Another limitation of the study was its ex vivo design. Because of that some of the measured parameters differed from the corresponding values in vivo. This is especially true for diffusion-related parameters ADC and CVADC. Diffusion is slower at room temperature than at body temperature, while the relaxation time T2 depends much less on temperature. Therefore, it is expected that T2 values ex vivo are very similar to the corresponding in vivo values.24 A special care was also taken to preserve tissue and structural integrity of the retrieved thrombi and therefore prevent possible mechanical sources for ADC and T2 alternations. This was done during the thrombectomy procedure by minimizing possible thrombi fragmentation and after it by preventing tissue desiccation.
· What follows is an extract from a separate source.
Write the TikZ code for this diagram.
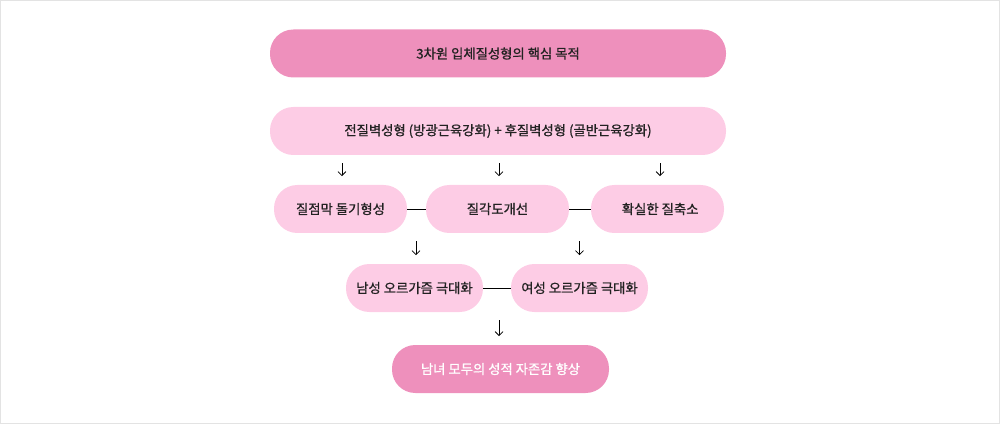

Ultimate goal of this research would be to perform MRI of thrombi in vivo on patients with acute ischemic stroke. Currently, MRI is too slow and does not provide sufficient resolution to compete with CT. Therefore, this application of MRI is ethically questionable. However, if thrombi would be analyzed in vivo only spectroscopically or imaged with very low resolution the scan time would be much shorter and information on the sample-mean ADC and sample-mean T2 could still be obtained. Information on the thrombus length can in principle be obtained also from high-resolution CT images. Therefore, practically all the thrombus data of this study (apart from CVADC and CVT2) could be obtained also in vivo. This information could ease decision making in stroke treatment. A proper selection of patients eligible for a treatment with mechanical recanalization is becoming extremely important since the window of thrombectomy for ischemic stroke patients was recently extended up to 24 hours.25 Therefore, more patients are potential candidates for the procedure. A possibility of the procedure duration time prediction based on prior MR imaging of thrombi could significantly influence the decision about the thrombectomy in selected patients where an extended procedure duration time could present an increased risk of reperfusion related hemorrhage. Information about the composition of the thrombus could also in the future shift the treatment decision toward mechanical recanalization without pretreatment with the thrombolysis (prediction of failed thrombolysis). Finally, the information about the thrombus composition can also affect the decision making about the thrombectomy technique (choosing between stent retriever and aspiration device). Preliminary data from our study could also have an impact on further stent retriever design improvements.
Namely, the design of the device could be tailored to different lengths of thrombi. Short thrombi may need a dedicated device, shorter in length but with much higher axial force. Alternatively, the aspiration technique may be used as a first modality of choice.
Conclusions
Preliminary results of our study shows that MRI can provide several parameters that are relevant for morphological and structural assessment of thrombi. With improvements of MRI technology, it can be expected that MRI scanning of patients with stroke could complement or even replace standard CT scanning in future. Therefore, MR-measurable parameters of thrombi, such as those presented in this study and perhaps some new ones, could in future, in combination with clinical and CT data help improving stroke treatment planning and easing treatment decisions. Results from this ongoing study my potentially influence further evolution of thrombectomy devices.